DATA SHOWN:

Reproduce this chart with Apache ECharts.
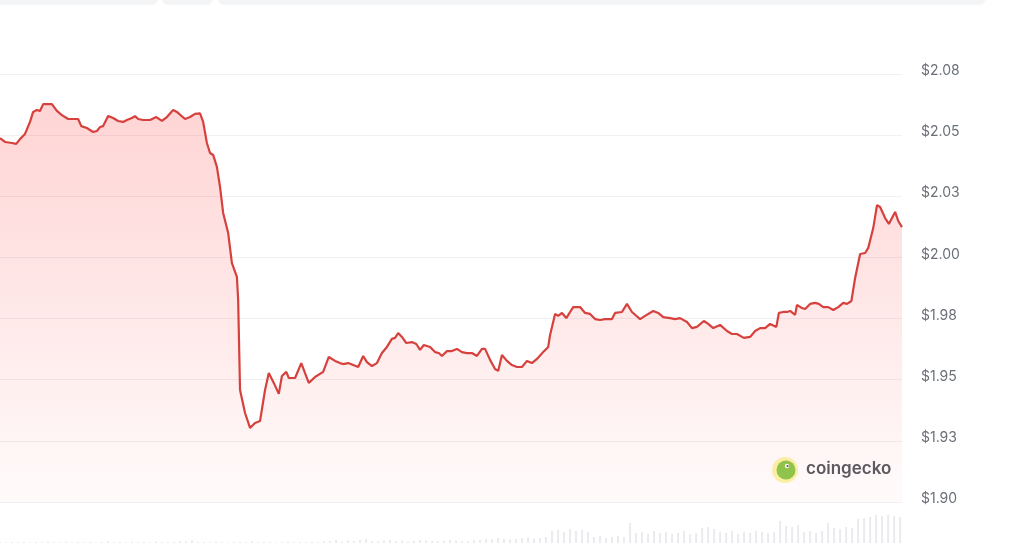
<!DOCTYPE html>
<html>
<head>
<meta charset="utf-8">
<style>
html,body{margin:0;padding:0;background:#fff;}
#chart{width:1024px;height:543px;}
</style>
<script src="https://cdn.jsdelivr.net/npm/echarts@6/dist/echarts.min.js"></script>
</head>
<body>
<div id="chart"></div>
<script>
// minutes since the start of the 24h window
const times = [0,8,19,26,32,40,48,53,59,64,69,75,83,91,99,109,117,125,130,139,149,155,160,165,173,181,189,197,203,211,216,221,229,240,250,259,267,277,283,296,304,312,320,325,331,336,341,347,352,357,365,371,379,381,384,392,400,408,416,424,430,438,446,451,458,462,472,482,488,494,504,517,526,536,544,549,557,565,573,581,587,595,603,611,619,627,632,637,643,650,659,666,672,678,688,696,702,707,715,723,731,739,747,755,763,771,776,784,792,797,803,811,819,827,835,843,851,859,869,877,880,888,893,899,906,912,917,928,936,944,952,960,968,979,984,995,1003,1011,1024,1032,1045,1053,1061,1072,1080,1088,1099,1107,1115,1126,1133,1141,1152,1163,1171,1179,1190,1200,1208,1216,1224,1232,1242,1246,1253,1259,1264,1272,1275,1283,1288,1296,1304,1310,1317,1325,1333,1341,1349,1355,1362,1368,1376,1384,1389,1397,1403,1408,1416,1422,1432,1437,1443];

const prices = [2.0488,2.0472,2.0468,2.0464,2.0484,2.0505,2.0554,2.0595,2.0603,2.0599,2.0627,2.0627,2.0627,2.0599,2.0582,2.0566,2.0566,2.0566,2.0537,2.0529,2.0513,2.0517,2.0533,2.0537,2.0578,2.0570,2.0558,2.0554,2.0562,2.0570,2.0578,2.0566,2.0562,2.0562,2.0574,2.0558,2.0574,2.0603,2.0595,2.0566,2.0574,2.0587,2.0589,2.0554,2.0468,2.0427,2.0419,2.0370,2.0288,2.0182,2.0100,1.9977,1.9920,1.9826,1.9458,1.9364,1.9303,1.9323,1.9331,1.9458,1.9527,1.9487,1.9442,1.9515,1.9532,1.9507,1.9507,1.9568,1.9527,1.9487,1.9511,1.9532,1.9593,1.9577,1.9568,1.9564,1.9568,1.9560,1.9552,1.9597,1.9572,1.9556,1.9568,1.9609,1.9634,1.9667,1.9671,1.9691,1.9675,1.9650,1.9654,1.9646,1.9622,1.9642,1.9634,1.9613,1.9609,1.9597,1.9617,1.9617,1.9626,1.9613,1.9609,1.9609,1.9597,1.9626,1.9626,1.9581,1.9544,1.9536,1.9601,1.9577,1.9560,1.9552,1.9552,1.9577,1.9568,1.9585,1.9613,1.9634,1.9683,1.9769,1.9761,1.9773,1.9752,1.9777,1.9797,1.9797,1.9773,1.9769,1.9748,1.9744,1.9748,1.9748,1.9773,1.9777,1.9810,1.9777,1.9748,1.9761,1.9781,1.9773,1.9756,1.9752,1.9748,1.9752,1.9736,1.9711,1.9716,1.9740,1.9728,1.9711,1.9724,1.9699,1.9687,1.9687,1.9671,1.9675,1.9699,1.9711,1.9711,1.9728,1.9716,1.9773,1.9777,1.9777,1.9781,1.9765,1.9806,1.9793,1.9789,1.9810,1.9814,1.9810,1.9797,1.9797,1.9785,1.9797,1.9814,1.9810,1.9822,1.9916,2.0014,2.0018,2.0039,2.0120,2.0214,2.0206,2.0161,2.0137,2.0186,2.0149,2.0124];

// volume bars, one every volStep minutes
const volStep = 9.6;
const volume = [1,0.5,1,0.8,1.2,0.6,1,0.7,1.5,1,0.8,1.3,0.6,1,0.9,1.1,0.5,1,1.4,0.8,1,0.6,1.2,0.9,1,0.7,1.3,1,0.8,1.1,
2,1.5,2.5,1.2,1,0.8,1.5,1,0.6,1.2,1,0.8,1.4,0.9,1,1.2,0.7,1,1.3,0.9,1,0.8,1.2,1,1.5,
2,3,1.5,2.5,2,3,4,2,1.5,2.5,3,2,2.5,1.5,2,3,2.5,2,1.8,2.2,3,2.5,2,1.5,2.8,
3,4,3.5,5,4,3.5,
4,5,6,4.5,5,6,
12,13,11,14,12,13,11,
6,7,5,6,7,6,
20,
10,11,9,12,10,11,9,10,12,
9,10,
15,16,14,
11,10,12,9,11,10,12,11,10,11,
22,
17,16,18,
11,12,10,12,
20,
15,14,16,15,
24,25,
26,28,27,28,27,26];

const yTickLabels = ['$1.90','$1.93','$1.95','$1.98','$2.00','$2.03','$2.05','$2.08'];
const yMin = 1.9, yStep = 0.025, yMax = 2.075;

const chart = echarts.init(document.getElementById('chart'), null, {renderer:'canvas'});
const priceData = times.map((t,i)=>[t, prices[i]]);
const volData = volume.map((v,i)=>[i*volStep, v]);

const option = {
  animation:false,
  backgroundColor:'#ffffff',
  grid:[
    {left:0, right:122, top:74, bottom:41, containLabel:false},
    {left:0, right:122, top:505, bottom:0, containLabel:false}
  ],
  xAxis:[
    {type:'value', gridIndex:0, min:0, max:1443, show:false},
    {type:'value', gridIndex:1, min:0, max:1443, show:false}
  ],
  yAxis:[
    {type:'value', gridIndex:0, position:'right', min:yMin, max:yMax, interval:yStep,
     axisLine:{show:false}, axisTick:{show:false},
     splitLine:{show:true, lineStyle:{color:'#eef0f3', width:1}},
     axisLabel:{margin:19, color:'#6b7077', fontSize:14, fontFamily:'Inter',
       verticalAlign:'bottom', lineHeight:6,
       formatter:function(v){return yTickLabels[Math.round((v-yMin)/yStep)]||'';}}
    },
    {type:'value', gridIndex:1, min:0, max:38, show:false}
  ],
  series:[
    {type:'line', xAxisIndex:0, yAxisIndex:0, data:priceData, showSymbol:false, symbol:'none',
     lineStyle:{color:'#d6413d', width:2.2},
     areaStyle:{origin:'start', color:new echarts.graphic.LinearGradient(0,0,0,1,[
       {offset:0, color:'rgba(255,70,70,0.33)'},
       {offset:1, color:'rgba(255,70,70,0.03)'}
     ])},
     z:3},
    {type:'bar', xAxisIndex:1, yAxisIndex:1, data:volData, barWidth:2,
     itemStyle:{color:'#e9ebee'}, z:1}
  ],
  graphic:[
    {type:'rect', shape:{x:-10, y:-10, width:167, height:14, r:5}, style:{fill:'#f3f4f6', shadowBlur:3, shadowColor:'rgba(0,0,0,0.08)'}},
    {type:'rect', shape:{x:163, y:-10, width:49, height:14, r:5}, style:{fill:'#f3f4f6', shadowBlur:3, shadowColor:'rgba(0,0,0,0.08)'}},
    {type:'rect', shape:{x:219, y:-10, width:766, height:14, r:5}, style:{fill:'#f3f4f6', shadowBlur:3, shadowColor:'rgba(0,0,0,0.08)'}},
    {type:'circle', shape:{cx:785, cy:470, r:13}, style:{fill:'#fbf4a8'}},
    {type:'circle', shape:{cx:786, cy:470, r:9.5}, style:{fill:'#8cc84b'}},
    {type:'circle', shape:{cx:787, cy:466, r:2.2}, style:{fill:'#ffffff'}},
    {type:'circle', shape:{cx:787.5, cy:466, r:1}, style:{fill:'#3a5a20'}},
    {type:'text', x:806, y:469, style:{text:'coingecko', fill:'#555a60', font:'600 17px Inter', verticalAlign:'middle', textAlign:'left'}}
  ]
};
chart.setOption(option);
</script>
</body>
</html>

REQUEST:
Omit every picture while copying the listing above exactly.

TASK OUTPUT:
Reproduce this chart with Apache ECharts.
<!DOCTYPE html>
<html>
<head>
<meta charset="utf-8">
<style>
html,body{margin:0;padding:0;background:#fff;}
#chart{width:1024px;height:543px;}
</style>
<script src="https://cdn.jsdelivr.net/npm/echarts@6/dist/echarts.min.js"></script>
</head>
<body>
<div id="chart"></div>
<script>
// minutes since the start of the 24h window
const times = [0,8,19,26,32,40,48,53,59,64,69,75,83,91,99,109,117,125,130,139,149,155,160,165,173,181,189,197,203,211,216,221,229,240,250,259,267,277,283,296,304,312,320,325,331,336,341,347,352,357,365,371,379,381,384,392,400,408,416,424,430,438,446,451,458,462,472,482,488,494,504,517,526,536,544,549,557,565,573,581,587,595,603,611,619,627,632,637,643,650,659,666,672,678,688,696,702,707,715,723,731,739,747,755,763,771,776,784,792,797,803,811,819,827,835,843,851,859,869,877,880,888,893,899,906,912,917,928,936,944,952,960,968,979,984,995,1003,1011,1024,1032,1045,1053,1061,1072,1080,1088,1099,1107,1115,1126,1133,1141,1152,1163,1171,1179,1190,1200,1208,1216,1224,1232,1242,1246,1253,1259,1264,1272,1275,1283,1288,1296,1304,1310,1317,1325,1333,1341,1349,1355,1362,1368,1376,1384,1389,1397,1403,1408,1416,1422,1432,1437,1443];

const prices = [2.0488,2.0472,2.0468,2.0464,2.0484,2.0505,2.0554,2.0595,2.0603,2.0599,2.0627,2.0627,2.0627,2.0599,2.0582,2.0566,2.0566,2.0566,2.0537,2.0529,2.0513,2.0517,2.0533,2.0537,2.0578,2.0570,2.0558,2.0554,2.0562,2.0570,2.0578,2.0566,2.0562,2.0562,2.0574,2.0558,2.0574,2.0603,2.0595,2.0566,2.0574,2.0587,2.0589,2.0554,2.0468,2.0427,2.0419,2.0370,2.0288,2.0182,2.0100,1.9977,1.9920,1.9826,1.9458,1.9364,1.9303,1.9323,1.9331,1.9458,1.9527,1.9487,1.9442,1.9515,1.9532,1.9507,1.9507,1.9568,1.9527,1.9487,1.9511,1.9532,1.9593,1.9577,1.9568,1.9564,1.9568,1.9560,1.9552,1.9597,1.9572,1.9556,1.9568,1.9609,1.9634,1.9667,1.9671,1.9691,1.9675,1.9650,1.9654,1.9646,1.9622,1.9642,1.9634,1.9613,1.9609,1.9597,1.9617,1.9617,1.9626,1.9613,1.9609,1.9609,1.9597,1.9626,1.9626,1.9581,1.9544,1.9536,1.9601,1.9577,1.9560,1.9552,1.9552,1.9577,1.9568,1.9585,1.9613,1.9634,1.9683,1.9769,1.9761,1.9773,1.9752,1.9777,1.9797,1.9797,1.9773,1.9769,1.9748,1.9744,1.9748,1.9748,1.9773,1.9777,1.9810,1.9777,1.9748,1.9761,1.9781,1.9773,1.9756,1.9752,1.9748,1.9752,1.9736,1.9711,1.9716,1.9740,1.9728,1.9711,1.9724,1.9699,1.9687,1.9687,1.9671,1.9675,1.9699,1.9711,1.9711,1.9728,1.9716,1.9773,1.9777,1.9777,1.9781,1.9765,1.9806,1.9793,1.9789,1.9810,1.9814,1.9810,1.9797,1.9797,1.9785,1.9797,1.9814,1.9810,1.9822,1.9916,2.0014,2.0018,2.0039,2.0120,2.0214,2.0206,2.0161,2.0137,2.0186,2.0149,2.0124];

// volume bars, one every volStep minutes
const volStep = 9.6;
const volume = [1,0.5,1,0.8,1.2,0.6,1,0.7,1.5,1,0.8,1.3,0.6,1,0.9,1.1,0.5,1,1.4,0.8,1,0.6,1.2,0.9,1,0.7,1.3,1,0.8,1.1,
2,1.5,2.5,1.2,1,0.8,1.5,1,0.6,1.2,1,0.8,1.4,0.9,1,1.2,0.7,1,1.3,0.9,1,0.8,1.2,1,1.5,
2,3,1.5,2.5,2,3,4,2,1.5,2.5,3,2,2.5,1.5,2,3,2.5,2,1.8,2.2,3,2.5,2,1.5,2.8,
3,4,3.5,5,4,3.5,
4,5,6,4.5,5,6,
12,13,11,14,12,13,11,
6,7,5,6,7,6,
20,
10,11,9,12,10,11,9,10,12,
9,10,
15,16,14,
11,10,12,9,11,10,12,11,10,11,
22,
17,16,18,
11,12,10,12,
20,
15,14,16,15,
24,25,
26,28,27,28,27,26];

const yTickLabels = ['$1.90','$1.93','$1.95','$1.98','$2.00','$2.03','$2.05','$2.08'];
const yMin = 1.9, yStep = 0.025, yMax = 2.075;

const chart = echarts.init(document.getElementById('chart'), null, {renderer:'canvas'});
const priceData = times.map((t,i)=>[t, prices[i]]);
const volData = volume.map((v,i)=>[i*volStep, v]);

const option = {
  animation:false,
  backgroundColor:'#ffffff',
  grid:[
    {left:0, right:122, top:74, bottom:41, containLabel:false},
    {left:0, right:122, top:505, bottom:0, containLabel:false}
  ],
  xAxis:[
    {type:'value', gridIndex:0, min:0, max:1443, show:false},
    {type:'value', gridIndex:1, min:0, max:1443, show:false}
  ],
  yAxis:[
    {type:'value', gridIndex:0, position:'right', min:yMin, max:yMax, interval:yStep,
     axisLine:{show:false}, axisTick:{show:false},
     splitLine:{show:true, lineStyle:{color:'#eef0f3', width:1}},
     axisLabel:{margin:19, color:'#6b7077', fontSize:14, fontFamily:'Inter',
       verticalAlign:'bottom', lineHeight:6,
       formatter:function(v){return yTickLabels[Math.round((v-yMin)/yStep)]||'';}}
    },
    {type:'value', gridIndex:1, min:0, max:38, show:false}
  ],
  series:[
    {type:'line', xAxisIndex:0, yAxisIndex:0, data:priceData, showSymbol:false, symbol:'none',
     lineStyle:{color:'#d6413d', width:2.2},
     areaStyle:{origin:'start', color:new echarts.graphic.LinearGradient(0,0,0,1,[
       {offset:0, color:'rgba(255,70,70,0.33)'},
       {offset:1, color:'rgba(255,70,70,0.03)'}
     ])},
     z:3},
    {type:'bar', xAxisIndex:1, yAxisIndex:1, data:volData, barWidth:2,
     itemStyle:{color:'#e9ebee'}, z:1}
  ],
  graphic:[
    {type:'rect', shape:{x:-10, y:-10, width:167, height:14, r:5}, style:{fill:'#f3f4f6', shadowBlur:3, shadowColor:'rgba(0,0,0,0.08)'}},
    {type:'rect', shape:{x:163, y:-10, width:49, height:14, r:5}, style:{fill:'#f3f4f6', shadowBlur:3, shadowColor:'rgba(0,0,0,0.08)'}},
    {type:'rect', shape:{x:219, y:-10, width:766, height:14, r:5}, style:{fill:'#f3f4f6', shadowBlur:3, shadowColor:'rgba(0,0,0,0.08)'}},
    {type:'circle', shape:{cx:785, cy:470, r:13}, style:{fill:'#fbf4a8'}},
    {type:'circle', shape:{cx:786, cy:470, r:9.5}, style:{fill:'#8cc84b'}},
    {type:'circle', shape:{cx:787, cy:466, r:2.2}, style:{fill:'#ffffff'}},
    {type:'circle', shape:{cx:787.5, cy:466, r:1}, style:{fill:'#3a5a20'}},
    {type:'text', x:806, y:469, style:{text:'coingecko', fill:'#555a60', font:'600 17px Inter', verticalAlign:'middle', textAlign:'left'}}
  ]
};
chart.setOption(option);
</script>
</body>
</html>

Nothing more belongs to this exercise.